Wenn auf einem Album von fünfzehn Liedern tatsächlich ganze 3 die Drei-Minuten-Marke überschreiten, muss man annehmen, dass die Macher es sehr eilig hatten. Bedenkt man diesen Umstand zusätzlich im Zusammenhang mit Moka Onlys ungewöhnlich wildem Release-Rhythmus, sieht es oberflächlich gesehen mehr wie eine Routinearbeit aus denn ein Projekt, an dem mit viel Herzblut für ein explosives Endergebnis gearbeitet wurde. Wo nackte Zahlen, wie die Angaben über die Trackdauer, im Normalfall selten eine Aussagekraft besitzen, bestätigen sie hier doch nur die Vorurteile, die sich zwangläufig vor dem Hören des Albums in den Kopf setzen. Moka Only, von dem ich nie ein Sympathisant war, kann zwar gute Texte schreiben, kommt aber mit seinen mehr emotionslos hingekickten als pulsierenden Raps nicht gegen die stocksteifen, smooth-chilligen Produktionen von Ayatollah an. Da ich Ayatollah jedoch als Wenigkönner begreife, und damit wahrscheinlich allein stehe, sollte man sich unbedingt ein eigenes Bild von "Bridges" machen.

Moka Only & Ayatollah - Bridges
2012
Label: Nature Sounds

Mittwoch, 13. Februar 2013

Father Creeper

Die Vorstellung, einer wie Spoek Mathambo könnte ohne Musik leben, kommt irgendwie einer hoffnungslosen Absurdität gleich. Es fällt schwer, sich nicht in die Abenteuerlust, mit der sich der Grenzgänger auf seinem zweiten Album in verschiedene Genre-Gefilde entführen lässt, zu verlieben. So versiert wie der in Johannesburg geborene Rapper Schrägstrich Sänger mit verschiedenen Tempoarten, Betonungen und Stilen umgeht, so erbarmungslos variierend erklingt auch die Instrumental-Ebene. Das breit gefächerte Repertoire reicht von Alternative Rock über Anleihen an Grime bis zu Dubstep-Inspirationen, wobei selten eine konkrete Trennung der Elemente geschieht. Doch täte man den Produzenten und Spoek Mathambo böses Unrecht, wenn man ihr Produkt als pseudoinnovative Alles-rein-in-den-Topf-Musik abstemple. Den mit Pop-Appeal durchtränkten Soundcollagen mag vielleicht die von vielen Musikliebhabern geforderte Kohärenz fehlen, begegnen tun sich die unterschiedlichen Elemente jedoch trotzdem nicht wie Hund und Katz, vielmehr befruchten sie sich gegenseitig und setzen so zumindest eine kollektive Energie innerhalb eines Songs frei. Das klingt manchmal nach Schwulst, kann aber ebenso unheimlich erfrischend sein. Die Veröffentlichung geschah über Sub Pop, der Firma, die gerne ergebnisoffene Alben veröffentlicht. "Father Creeper" ist eine Hochzeit der Widersprüche. Es euphorisiert und verunsichert, ist Après-Ski und Dritte Welt zugleich.

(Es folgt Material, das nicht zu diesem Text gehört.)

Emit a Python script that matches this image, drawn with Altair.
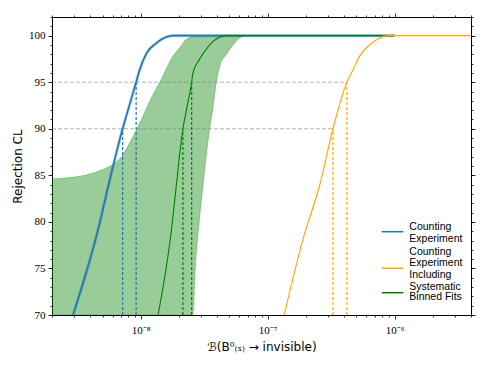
import altair as alt
import pandas as pd

# ---- data ----
series_labels = [["Counting", "Experiment"],
                 ["Counting", "Experiment", "Including", "Systematic"],
                 ["Binned Fits"]]
series_colors = ["#1f77b4", "#ffa500", "#008000"]

# Counting Experiment (blue)
blue_x = [2.93e-9, 4.6e-9, 5.7e-9, 7.2e-9, 7.94e-9, 9.2e-9, 9.8e-9, 1.11e-8, 1.33e-8, 1.59e-8, 1.85e-8, 1e-6]
blue_cl = [70, 79.1, 84.5, 90, 92, 95, 96.3, 98.1, 99.2, 99.85, 100, 100]

# Counting Experiment Including Systematic (orange)
orange_x = [1.35e-7, 1.86e-7, 2.60e-7, 3.27e-7, 4.21e-7, 4.70e-7, 5.30e-7, 6.35e-7, 7.62e-7, 8.85e-7, 4e-6]
orange_cl = [70, 77.7, 84.2, 90, 95, 96.3, 97.8, 99.0, 99.75, 100, 100]

# Binned Fits (green)
green_x = [1.37e-8, 1.745e-8, 1.89e-8, 2.15e-8, 2.29e-8, 2.52e-8, 2.58e-8, 2.83e-8, 3.19e-8, 3.60e-8, 4.06e-8, 4.73e-8, 1e-6]
green_cl = [70, 79.1, 83.4, 90, 92, 95, 96, 97.2, 98.3, 99.2, 99.75, 100, 100]

# Binned fits uncertainty band (upper and lower CL edge at each x)
band_x = [2e-9, 2.52e-9, 3.31e-9, 4.75e-9, 6.05e-9, 7.05e-9, 8.19e-9, 9.35e-9, 1.07e-8, 1.18e-8, 1.29e-8,
          1.41e-8, 1.55e-8, 1.69e-8, 1.85e-8, 2.03e-8, 2.29e-8, 2.58e-8, 2.69e-8, 2.89e-8, 3.13e-8,
          3.31e-8, 3.49e-8, 3.69e-8, 3.94e-8, 4.07e-8, 4.26e-8, 4.73e-8, 5.33e-8, 6.03e-8, 6.84e-8]
band_hi = [84.6, 84.7, 84.9, 85.5, 86.2, 87.0, 88.5, 90.0, 91.7, 93.0, 94.0,
           95.0, 96.1, 97.2, 98.05, 98.7, 99.6, 99.9, 99.95, 100, 100,
           100, 100, 100, 100, 100, 100, 100, 100, 100, 100]
band_lo = [70, 70, 70, 70, 70, 70, 70, 70, 70, 70, 70,
           70, 70, 70, 70, 70, 70, 70, 75, 80, 84.5,
           87.5, 90, 92, 95, 96, 97, 98, 99, 99.75, 100]

# limits at 90 % and 95 % CL
limit_cl = [90, 95]
blue_limits = [7.2e-9, 9.2e-9]
green_limits = [2.15e-8, 2.52e-8]
orange_limits = [3.27e-7, 4.21e-7]

x_domain = [2e-9, 4e-6]
y_domain = [70, 102]
x_major = [1e-8, 1e-7, 1e-6]
x_minor = [m * 10.0 ** e for e in (-9, -8, -7, -6) for m in range(2, 10) if 2e-9 <= m * 10.0 ** e <= 4e-6]
y_major = [70, 75, 80, 85, 90, 95, 100]
y_minor = list(range(70, 103))

# ---- tables ----
blue_df = pd.DataFrame({"x": blue_x, "cl": blue_cl})
orange_df = pd.DataFrame({"x": orange_x, "cl": orange_cl})
green_df = pd.DataFrame({"x": green_x, "cl": green_cl})
band_df = pd.DataFrame({"x": band_x, "hi": band_hi, "lo": band_lo})

def lim_df(xs):
    return pd.DataFrame({"x": xs, "cl": limit_cl, "base": [y_domain[0]] * 2})

hline_df = pd.DataFrame({"x0": [x_domain[0]] * 2, "x1": orange_limits, "cl": limit_cl})
dummy = pd.DataFrame({"x": [x_domain[0]], "cl": [y_domain[0]]})

SERIF = "Liberation Serif"
SANS = "DejaVu Sans"
LEG_SANS = "Liberation Sans"

xs = alt.Scale(type="log", domain=x_domain, nice=False)
ys = alt.Scale(domain=y_domain, nice=False, zero=False)

def X(field="x", axis=None):
    return alt.X(f"{field}:Q", scale=xs, axis=axis)

def Y(field="cl", axis=None):
    return alt.Y(f"{field}:Q", scale=ys, axis=axis)

label_expr = ("round(log(datum.value)/LN10) == -8 ? '10⁻⁸' : "
              "round(log(datum.value)/LN10) == -7 ? '10⁻⁷' : "
              "round(log(datum.value)/LN10) == -6 ? '10⁻⁶' : ''")

band = alt.Chart(band_df).mark_area(
    color="#008000", fillOpacity=0.4, stroke="#008000", strokeOpacity=0.3, strokeWidth=1,
    clip=True, interpolate="monotone"
).encode(
    x=X("x", axis=alt.Axis(values=x_major, labelExpr=label_expr, tickSize=4, labelFont=SERIF,
                           labelFontSize=11, labelPadding=5, domain=False, grid=False,
                           title="ℬ(B⁰₍ₛ₎ → invisible)", titleFont=SANS, titleFontSize=12,
                           titleFontWeight="normal", titlePadding=6, orient="bottom")),
    y=Y("lo", axis=alt.Axis(values=y_major, format="d", tickSize=4, labelFont=SERIF,
                            labelFontSize=11, labelPadding=3, domain=False, grid=False,
                            title="Rejection CL", titleFont=SANS, titleFontSize=12,
                            titleFontWeight="normal", titlePadding=4, orient="left")),
    y2="hi:Q",
)

hlines = alt.Chart(hline_df).mark_rule(color="#808080", opacity=0.6, strokeDash=[4, 2], strokeWidth=1).encode(
    x=X("x0"), x2="x1:Q", y=Y("cl"))

def vlines(xs_, color):
    return alt.Chart(lim_df(xs_)).mark_rule(color=color, strokeDash=[3, 2], strokeWidth=1.2).encode(
        x=X("x"), y=Y("base"), y2="cl:Q")

def curve(df, color, width, opacity=1.0):
    return alt.Chart(df).mark_line(color=color, strokeWidth=width, opacity=opacity, clip=True,
                                   interpolate="monotone").encode(x=X(), y=Y())

blue_glow = curve(blue_df, series_colors[0], 3.2, 0.3)
blue_line = curve(blue_df, series_colors[0], 1.6)
green_line = curve(green_df, series_colors[2], 1.1)
orange_line = curve(orange_df, series_colors[1], 1.1)

def deco(x_axis=None, y_axis=None):
    return alt.Chart(dummy).mark_point(opacity=0).encode(x=X("x", x_axis), y=Y("cl", y_axis))

ax_common = dict(grid=False, domain=False, tickColor="black", tickWidth=0.8)
deco_layers = [
    deco(x_axis=alt.Axis(values=x_minor, tickSize=2, labels=False, title=None, orient="bottom", **ax_common)),
    deco(x_axis=alt.Axis(values=x_major, tickSize=4, labels=False, title=None, orient="top", **ax_common)),
    deco(x_axis=alt.Axis(values=x_minor, tickSize=2, labels=False, title=None, orient="top", **ax_common)),
    deco(y_axis=alt.Axis(values=y_minor, tickSize=2, labels=False, title=None, orient="left", **ax_common)),
    deco(y_axis=alt.Axis(values=y_major, tickSize=4, labels=False, title=None, orient="right", **ax_common)),
    deco(y_axis=alt.Axis(values=y_minor, tickSize=2, labels=False, title=None, orient="right", **ax_common)),
]

# ---- legend (lower right, no frame) ----
LEG_SYM_X = (329.7, 351.3)
LEG_TEXT_X = 357.3
LEG_SYM_Y = [214.7, 251.3, 275.7]
LEG_TEXT_Y = [205.2, 229.5, 275.2]
legend_layers = []
for lines, color, sy, ty in zip(series_labels, series_colors, LEG_SYM_Y, LEG_TEXT_Y):
    legend_layers.append(
        alt.Chart(dummy).mark_rule(color=color, strokeWidth=1.5).encode(
            x=alt.value(LEG_SYM_X[0]), x2=alt.value(LEG_SYM_X[1]), y=alt.value(sy)))
    legend_layers.append(
        alt.Chart(dummy).mark_text(align="left", baseline="top", font=LEG_SANS, fontSize=10.5,
                                   lineHeight=11.7, color="black", text=lines).encode(
            x=alt.value(LEG_TEXT_X), y=alt.value(ty)))

chart = alt.layer(
    band, hlines,
    vlines(blue_limits, series_colors[0]), vlines(green_limits, series_colors[2]),
    vlines(orange_limits, series_colors[1]),
    blue_glow, blue_line, green_line, orange_line,
    *deco_layers, *legend_layers,
).resolve_scale(x="independent", y="independent").properties(
    width=419, height=298,
    autosize=alt.AutoSizeParams(type="none"),
    padding={"left": 44, "top": 9, "right": 8, "bottom": 40},
).configure_view(stroke="black", strokeWidth=1).configure_axis(
    tickColor="black", labelColor="black", titleColor="black", tickWidth=0.8
)

chart.save("out.html", embed_options={"renderer": "svg", "actions": False})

Spoek Mathambo - Father Creeper
2012
Label: Sub Pop

The Sound Of Low Class Amerika

In schöner Regelmäßigkeit kommen aus dem Hause Rhymesayers vergessenswerte, trotzdem um die Aufmerksamkeit von Hip Hop-Journalisten und -hörern buhlende Scheiben, die kein Problem damit haben, einen ultraspießigen Sound aufzufahren, mit dem eigentlich kein Blumentopf mehr zu gewinnen ist und mit dem man dem Gros der restlichen Releases nichts entgegenzusetzen hat. "The Sound Of Low Class Amerika" gefällt sich selbst als Massenmobilisierungs-Sound, bringt jedoch keinerlei Durchschlagskraft ein. Die Beats sind so spießig-langweilig, dass man sich alles Mögliche als Abwechslung vorstellen kann, weshalb selbst eine Produktion von Lil Jon für eine kurz anhaltende Zufriedenheit sorgen würde. Dann wäre da noch I Self Devine selbst, der sich hier als großer Moralist aufspielt, aber mit seiner komplett unauffälligen Stimme eher das unsichtbare Gespenst in einem 55-minütigen Spuk darstellt.

I Self Devine - The Sound Of Low Class Amerika
2012
Label: Rhymesayers

Satellite Kite

Über das Anliegen mancher Rapper, über Gott und Religion Texte zu verfassen, gibt es erst einmal nichts Negatives zu sagen. Aber muss man es wie die Jungs von Beautiful Eulogy machen? Im Friedefreudeeierkuchen-Stil Jesus feiern und krankhaft die Wohlfühl-Tasten betätigen, damit die Christen zu dieser CD beruhigt einschlafen können? "Satellite Kite" gehört zu jenen Alben, die mir persönlich durch ihre nervigen Lyrics alles kaputtmachen. Doch Achtung: Wem Lyrics nicht sehr wichtig sind bzw. wer kein Problem mit christlichen Botschaften hat, deren Basis eine optimistische Fröhlichkeit ist, sollte sich das frei downloadbare Album anhören, weil hier rap- und beattechnisch in der Breite ganz großes Kino aufgefahren wird. Beautiful Eulogy sind übrigens Braille, Odd Thomas und der Produzent Courtland Urbano.